Pieri: O Movimento Piqueteiro está apresentando vários planos de luta. Como você bem disse, é um movimento, confluem várias organizações. Todas as organizações têm planos de luta distintos. O problema está nos objetivos dos planos de luta. Desde o ponto de vista burguês, os piqueteiros estão divididos entre o setor moderado e o setor duro. O setor moderado, que seria a CTA e a CCC, com seus líderes D´Elia e Alderete, estão propondo uma negociação com o governo pela discussão dos planos trabalhar e bolsões de comida. O setor mais duro, que vem a ser o Bloco Piqueteiro, impulsionado pelo FTC, está colocando a necessidade de trabalho genuíno e uma marcha bloqueando os acessos e a produção das grandes multinacionais, para que elas gerem empregos genuínos. Fundamentalmente nas petroleiras, as empresas pesqueiras e alimentícias. Estas duas visões têm a ver também com as visões políticas sobre a saída. Todos os dias há mobilizações de piqueteiros, por distintas razões, e é muito possível que na próxima Assembléia Piqueteira comece a se discutir a saída de fundo para este país. Se há acordo, é provável que saía um plano de luta muito, muito duro, unificando os operários que estão trabalhando com os que não estão. Um plano de luta que inclua aumento salarial, nenhuma demissão, que aglutine todo o povo trabalhador enfrentando as multinacionais. Mas isso está por se discutir. No momento há muitas organizações, muitos planos de luta, mas não há um plano de luta organizado a nível nacional.

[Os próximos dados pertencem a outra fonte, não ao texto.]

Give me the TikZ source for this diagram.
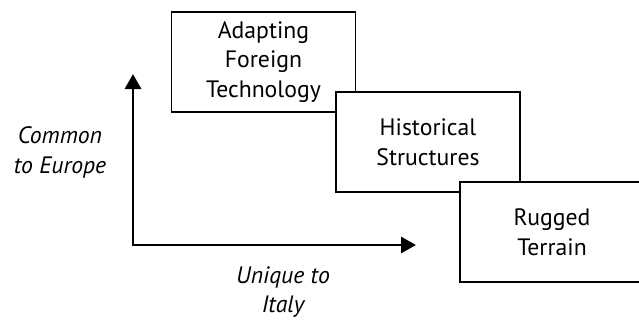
\documentclass[tikz,border=0pt]{standalone}
\usepackage{fontspec}
\setmainfont{PT Sans}
\usepackage{tikz}
\usetikzlibrary{arrows.meta,positioning}
\tikzset{
  factor/.style={draw=black, fill=white, line width=1.1pt, minimum width=3.68cm,
                 minimum height=2.0cm, align=center, inner sep=0pt,
                 font=\fontsize{13.5}{17}\selectfont},
  axis/.style={-{Triangle[length=3mm,width=3.2mm]}, line width=1.7pt, draw=black},
  axislabel/.style={align=center, font=\fontsize{13.5}{17}\selectfont\itshape}
}
\begin{document}
\begin{tikzpicture}[x=1cm,y=1cm]
  \clip (0,0) rectangle (12.78,6.40);
  \node[factor] (tech) at (5.27,5.16) {Adapting\\Foreign\\Technology};
  \node[factor] (hist) at (8.56,3.56) {Historical\\Structures};
  \node[factor] (terr) at (11.04,1.76) {Rugged\\Terrain};

  \coordinate (origin) at (2.66,1.50);
  \coordinate (ytip) at (2.66,4.92);
  \coordinate (xtip) at (8.32,1.50);
  \draw[axis] ([yshift=-0.85pt]origin) -- (ytip);
  \draw[axis] ([xshift=-0.85pt]origin) -- (xtip);

  \node[axislabel] (common) at (1.20,3.36) {Common\\to Europe};
  \node[axislabel] (unique) at (5.66,0.56) {Unique to\\Italy};
\end{tikzpicture}
\end{document}
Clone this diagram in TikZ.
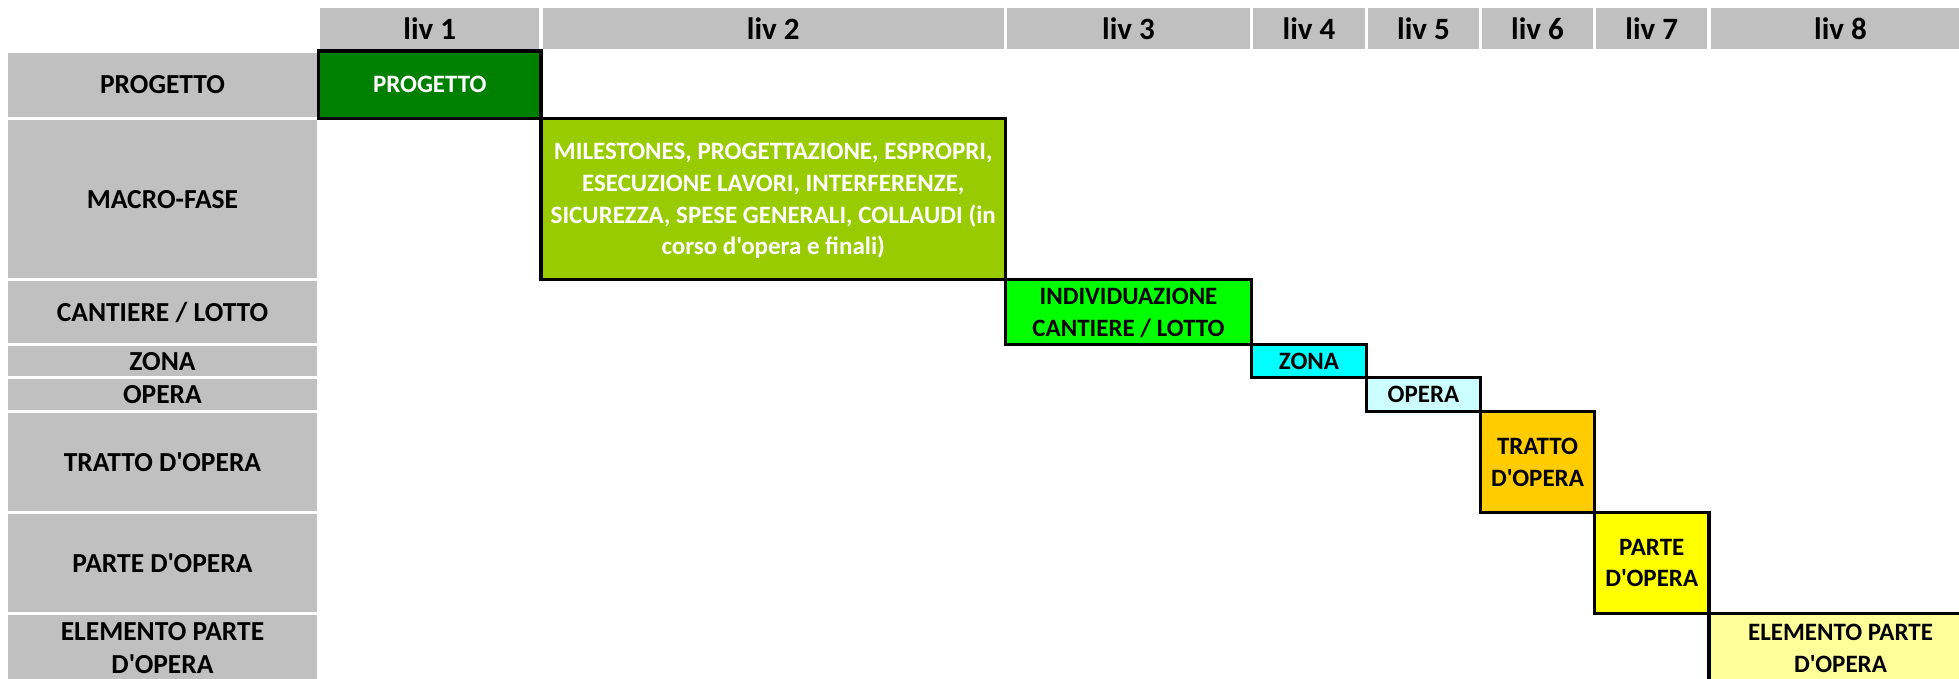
\documentclass[tikz,border=0pt]{standalone}
\usepackage{fontspec}
\setmainfont{Carlito}[Ligatures=TeXOff]
\definecolor{cellgray}{HTML}{C0C0C0}
\definecolor{lvA}{HTML}{008000}
\definecolor{lvB}{HTML}{99CC00}
\definecolor{lvC}{HTML}{00FF00}
\definecolor{lvD}{HTML}{00FFFF}
\definecolor{lvE}{HTML}{CCFFFF}
\definecolor{lvF}{HTML}{FFCC00}
\definecolor{lvG}{HTML}{FFFF00}
\definecolor{lvH}{HTML}{FFFF99}
\newcommand\mkcell[7]{%
  \node[#6, minimum width={(#4-#2)*1pt}, minimum height={(#5-#3)*1pt}] (#1) at ({(#2+#4)/2},{(#3+#5)/2}) {#7};}
\begin{document}
\begin{tikzpicture}[x=1pt,y=-1pt,
  graycell/.style={fill=cellgray, inner sep=0pt, outer sep=0pt},
  hdr/.style={graycell, font=\fontsize{31}{37}\selectfont\bfseries, text depth=0pt},
  lbl/.style={graycell, font=\fontsize{27.5}{33}\selectfont\bfseries, align=center, text depth=0pt},
  level/.style={draw=black, line width=3.5pt, inner sep=0pt, outer sep=0pt,
    font=\fontsize{25}{31.7}\selectfont\bfseries, align=center, text depth=0pt},
]
\useasboundingbox (0,0) rectangle (1959,678);
\clip (0,0) rectangle (1959,678);
% header row
\mkcell{h1}{320.1}{8.1}{539.4}{49.4}{hdr}{liv 1}
\mkcell{h2}{542.6}{8.1}{1003.9}{49.4}{hdr}{liv 2}
\mkcell{h3}{1007.1}{8.1}{1249.9}{49.4}{hdr}{liv 3}
\mkcell{h4}{1253.1}{8.1}{1364.9}{49.4}{hdr}{liv 4}
\mkcell{h5}{1368.1}{8.1}{1478.9}{49.4}{hdr}{liv 5}
\mkcell{h6}{1482.1}{8.1}{1592.9}{49.4}{hdr}{liv 6}
\mkcell{h7}{1596.1}{8.1}{1707.4}{49.4}{hdr}{liv 7}
\mkcell{h8}{1710.6}{8.1}{1970.4}{49.4}{hdr}{liv 8}
% left column
\mkcell{r1}{8.1}{52.6}{316.9}{116.9}{lbl}{PROGETTO}
\mkcell{r2}{8.1}{120.1}{316.9}{277.9}{lbl}{MACRO-FASE}
\mkcell{r3}{8.1}{281.1}{316.9}{342.9}{lbl}{CANTIERE / LOTTO}
\mkcell{r4}{8.1}{346.1}{316.9}{375.9}{lbl}{ZONA}
\mkcell{r5}{8.1}{379.1}{316.9}{409.9}{lbl}{OPERA}
\mkcell{r6}{8.1}{413.1}{316.9}{510.9}{lbl}{TRATTO D'OPERA}
\mkcell{r7}{8.1}{514.1}{316.9}{611.9}{lbl}{PARTE D'OPERA}
\mkcell{r8}{8.1}{615.1}{316.9}{680.9}{lbl}{ELEMENTO PARTE\\D'OPERA}
% level boxes
\mkcell{b1}{318.5}{51}{541}{118.5}{level, fill=lvA, text=white}{PROGETTO}
\mkcell{b2}{541}{118.5}{1005.5}{279.5}{level, fill=lvB, text=white}{MILESTONES, PROGETTAZIONE, ESPROPRI,\\ESECUZIONE LAVORI, INTERFERENZE,\\SICUREZZA, SPESE GENERALI, COLLAUDI (in\\corso d'opera e finali)}
\mkcell{b3}{1005.5}{279.5}{1251.5}{344.5}{level, fill=lvC}{INDIVIDUAZIONE\\CANTIERE / LOTTO}
\mkcell{b4}{1251.5}{344.5}{1366.5}{377.5}{level, fill=lvD}{ZONA}
\mkcell{b5}{1366.5}{377.5}{1480.5}{411.5}{level, fill=lvE}{OPERA}
\mkcell{b6}{1480.5}{411.5}{1594.5}{512.5}{level, fill=lvF}{TRATTO\\D'OPERA}
\mkcell{b7}{1594.5}{512.5}{1709}{613.5}{level, fill=lvG}{PARTE\\D'OPERA}
\mkcell{b8}{1709}{613.5}{1972}{682.5}{level, fill=lvH}{ELEMENTO PARTE\\D'OPERA}
\end{tikzpicture}
\end{document}
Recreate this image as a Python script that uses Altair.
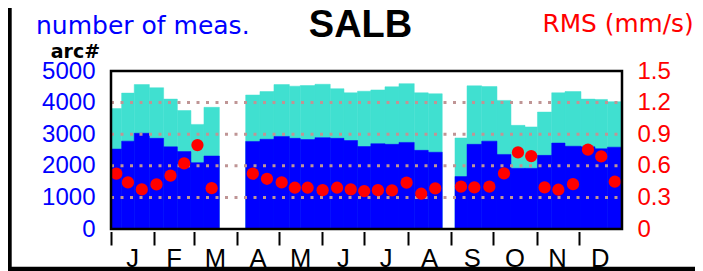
import altair as alt
import pandas as pd

# ---- data (day-of-year intervals, counts, RMS) ----
bin_start = [0.0, 7.6, 16.6, 27.4, 37.6, 47.4, 57.1, 66.4,
             96.2, 106.4, 116.4, 127.4, 135.2, 145.7, 156.6, 166.4, 176.1, 185.6, 195.7, 205.7, 216.6, 226.6,
             245.7, 254.3, 264.8, 275.7, 285.7, 295.7, 304.6, 314.8, 324.3, 335.7, 345.7, 354.6]
bin_end = [7.6, 16.6, 27.4, 37.6, 47.4, 57.1, 66.4, 77.4,
           106.4, 116.4, 127.4, 135.2, 145.7, 156.6, 166.4, 176.1, 185.6, 195.7, 205.7, 216.6, 226.6, 236.6,
           254.3, 264.8, 275.7, 285.7, 295.7, 304.6, 314.8, 324.3, 335.7, 345.7, 354.6, 365.0]
n_total = [3810, 4300, 4570, 4470, 4110, 3750, 3310, 3850,
           4240, 4350, 4570, 4520, 4540, 4580, 4440, 4310, 4360, 4400, 4500, 4600, 4310, 4280,
           2880, 4530, 4510, 4070, 3280, 3230, 3700, 4310, 4350, 4110, 4100, 4030]
n_arc = [2530, 2780, 3030, 2870, 2600, 2450, 2100, 2310,
         2770, 2840, 2930, 2870, 2830, 2890, 2870, 2800, 2610, 2700, 2680, 2740, 2490, 2430,
         1660, 2680, 2780, 2360, 1920, 1920, 2330, 2720, 2620, 2600, 2540, 2590]
rms = [0.525, 0.442, 0.376, 0.423, 0.506, 0.623, 0.797, 0.388,
       0.525, 0.477, 0.442, 0.392, 0.392, 0.369, 0.392, 0.376, 0.360, 0.369, 0.366, 0.440, 0.335, 0.385,
       0.402, 0.395, 0.402, 0.528, 0.727, 0.692, 0.395, 0.373, 0.426, 0.753, 0.689, 0.449]

month_start = [0, 31, 59, 90, 120, 151, 181, 212, 243, 273, 304, 334]
month_mid = [15.5, 45, 74.5, 105, 135.5, 166, 196.5, 227.5, 258, 288.5, 319, 349.5]
month_names = ['J', 'F', 'M', 'A', 'M', 'J', 'J', 'A', 'S', 'O', 'N', 'D']

left_ticks = [0, 1000, 2000, 3000, 4000, 5000]
grid_vals = [1000, 2000, 3000, 4000]
right_ticks = [0, 0.3, 0.6, 0.9, 1.2, 1.5]

W, H = 511, 158
BLUE = '#0000FF'
TURQ = '#40E0D0'
RED = '#FF0000'
GRID = '#bf9595'

df = pd.DataFrame({'start': bin_start, 'end': bin_end, 'total': n_total,
                   'arc': n_arc, 'rms': rms})
df['mid'] = [(a + b) / 2 for a, b in zip(bin_start, bin_end)]
months = pd.DataFrame({'mid': month_mid, 'name': month_names})
grid_df = pd.DataFrame({'g': grid_vals})
one = pd.DataFrame({'k': [0]})

xscale = alt.Scale(domain=[0, 365], nice=False, zero=False)
xaxis = alt.Axis(values=month_start, labels=False, ticks=True, tickSize=13.5, tickWidth=2,
                 tickColor='black', domain=False, grid=False, offset=2.5, title=None)
yscale = alt.Scale(domain=[0, 5000], nice=False)
yaxis = alt.Axis(values=left_ticks, format='d', labelColor=BLUE, labelFont='Liberation Sans',
                 labelFontSize=24, ticks=False, tickSize=0, domain=False, grid=False,
                 labelPadding=16, title=None, orient='left', labelOverlap=False)
raxis = alt.Axis(values=right_ticks, labelExpr="datum.value == 0 ? '0' : format(datum.value, '.1f')",
                 labelColor=RED, labelFont='Liberation Sans', labelFontSize=24, ticks=False,
                 tickSize=0, domain=False, grid=False, labelPadding=15, title=None,
                 orient='right', labelOverlap=False)

base = alt.Chart(df)
turq = base.mark_rect(color=TURQ, stroke=TURQ, strokeWidth=0.5).encode(
    x=alt.X('start:Q', scale=xscale, axis=xaxis), x2='end:Q',
    y=alt.Y('total:Q', scale=yscale, axis=yaxis), y2=alt.datum(0))
blue = base.mark_rect(color=BLUE, stroke=BLUE, strokeWidth=0.5).encode(
    x=alt.X('start:Q', scale=xscale, axis=xaxis), x2='end:Q',
    y=alt.Y('arc:Q', scale=yscale, axis=yaxis), y2=alt.datum(0))
grid = alt.Chart(grid_df).mark_rule(color=GRID, strokeDash=[3, 6.5], strokeWidth=3).encode(
    y=alt.Y('g:Q', scale=yscale, axis=yaxis), x=alt.value(0), x2=alt.value(W))
left_layer = alt.layer(turq, blue, grid)

dots = base.mark_circle(color=RED, size=150, opacity=1).encode(
    x=alt.X('mid:Q', scale=xscale, axis=xaxis),
    y=alt.Y('rms:Q', scale=alt.Scale(domain=[0, 1.5], nice=False), axis=raxis))

main = alt.layer(left_layer, dots).resolve_scale(y='independent')

mlabels = alt.Chart(months).mark_text(font='Liberation Sans', fontSize=25.6, color='black',
                                      align='center', baseline='alphabetic').encode(
    x=alt.X('mid:Q', scale=xscale, axis=xaxis), y=alt.value(195.8), text='name:N')

def label(txt, x, y, **kw):
    return alt.Chart(pd.DataFrame({'t': [txt]})).mark_text(baseline='alphabetic', **kw).encode(
        text='t:N', x=alt.value(x), y=alt.value(y))

t1 = label('number of meas.', -75, -36.7, align='left', font='DejaVu Sans', fontSize=25, color=BLUE)
t2 = label('SALB', 249.5, -34.3, align='center', font='Liberation Sans', fontSize=38,
           fontWeight='bold', color='black')
t3 = label('RMS (mm/s)', 431.5, -39.3, align='left', font='DejaVu Sans', fontSize=24.8, color=RED)
t4 = label('arc#', -60.3, -13.5, align='left', font='DejaVu Sans', fontSize=19,
           fontWeight='bold', color='black')

frame = alt.Chart(one).mark_rect(fillOpacity=0, stroke='black', strokeWidth=2.5).encode(
    x=alt.value(0), x2=alt.value(W), y=alt.value(0), y2=alt.value(H))
border_left = alt.Chart(one).mark_rect(color='black').encode(
    x=alt.value(-103), x2=alt.value(-99.3), y=alt.value(-63), y2=alt.value(200))
border_bottom = alt.Chart(one).mark_rect(color='black').encode(
    x=alt.value(-103), x2=alt.value(584), y=alt.value(195.8), y2=alt.value(200))

chart = alt.layer(main, mlabels, t1, t2, t3, t4, frame, border_left, border_bottom).properties(
    width=W, height=H,
    padding={'left': 103, 'top': 63, 'right': 73, 'bottom': 42},
    autosize=alt.AutoSizeParams(type='none'),
    background='white'
).configure_view(strokeWidth=0)

chart.save('out.html', embed_options={'renderer': 'svg', 'actions': False})
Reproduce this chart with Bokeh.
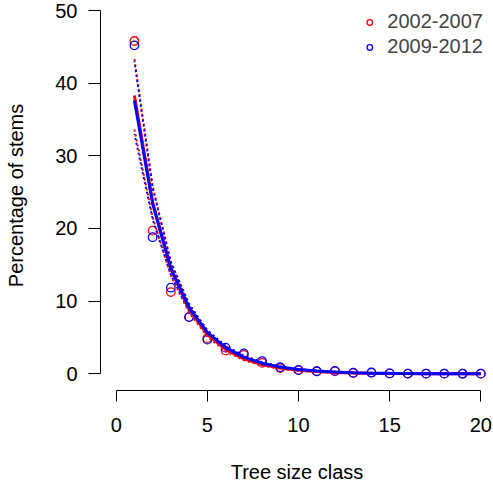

Esta situação na Argentina abre a possibilidade de construção de uma organização superior dos trabalhadores em termos políticos e partidários?
Pieri: Essa é uma das grandes discussões. Eu sou membro da Frente Operária Socialista (FOS) e com as organizações piqueteiras que nós integramos, FTC e MTD Aníbal Verón, propomos a realização de um congresso unificado das agrupações piqueteiras para começar a construir os elementos fundamentais na Argentina: construir organismos de massas que comecem a colocar o problema do poder, que unifiquem os setores médios, os operários e os desempregados em uma luta comum. Isso por um lado, por outro estamos colocando para seus dirigentes e a outras organizações a possibilidade de construirmos juntos uma organização revolucionária, que seja superior as que existem atualmente. Na Argentina não há um partido que seja visto pelas massas ou pela vanguarda como o partido revolucionário. Então existe a possibilidade de construir isso. É a tarefa de todos os revolucionários, não de um só partido, nós seremos parte disso, mas parte somente. É nosso desejo.
Alguma coisa mais a acrescentar?
Pieri: Simplesmente que o processo revolucionário na Argentina está total e absolutamente ligado ao da América Latina e do Mundo. Que a crise do imperialismo e este levante que existe em toda a América Latina nos deixam tremendamente otimistas, pois ainda que sejam muito duras estas duas tarefas, é muito possível que se realize a muito curto prazo.